To enable "fast ETRN/sendmail -qR" for some other destination, specify:
fast_flush_domains = $relay_domains, some.other.domain
To disable "fast ETRN/sendmail -qR", so that Postfix always uses
the old "slow ETRN" which delivers all queued mail, specify:
fast_flush_domains =
Testing the fast ETRN service
=============================
If you run Postfix with "fast ETRN" service for the very first
time, you need to run "sendmail -q" to populate the per-site deferred
mail logfiles. If you omit this step, the logfiles will eventually
become populated as Postfix routinely attempts to deliver delayed
mail, but that will take a couple hours.
After the "sendmail -q" has completed all delivery attempts (that
can take a while), you're ready to test the "fast ETRN" service.

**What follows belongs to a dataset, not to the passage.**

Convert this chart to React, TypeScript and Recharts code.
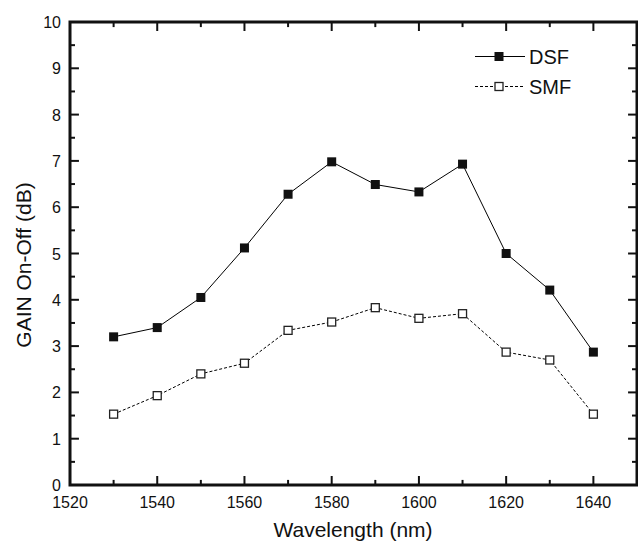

Telnet to the Postfix SMTP server from a client that is allowed to
execute ETRN commands (by default, that's every client), and type:
helo my.client.name
etrn some.customer.domain
where "some.customer.domain" is the name of a domain that has a
non-empty logfile somewhere under /var/spool/postfix/flush.
In the maillog file, you should immediately see a couple of logfile
records, as evidence that the queue manager has opened queue files:
Oct 2 10:51:19 localhost postfix/qmgr[51999]: 682E8440A4:
from=<whatever>, size=12345, nrcpt=1 (queue active)
Oct 2 10:51:19 localhost postfix/qmgr[51999]: 02249440B7:
from=<whatever>, size=4711, nrcpt=1 (queue active)
What happens next depends on whether the destination is reachable.
If it's not reachable, the mail queue IDs will be added back to
the some.customer.domain logfile under /var/spool/postfix/flush.
Repeat the exercise with another domain that your server is willing
to relay to (domain listed in "relay_domains"), but that has no mail
queued.
helo my.client.name
etrn some.other.customer.domain
This time, the "etrn" command should trigger NO mail deliveries at
all. If this triggers delivery of all mail, then you used the wrong
domain name, or "fast ETRN" service is turned off.
Finally, repeat the exercise with a destination that your mail
server is not willing to relay to. It does not matter if your
server has mail queued for that destination.
helo my.client.name
etrn not.a.customer.domain
If your "fast ETRN" caching policy is left at its default setting,
then the "etrn" command should trigger delivery of all queued mail.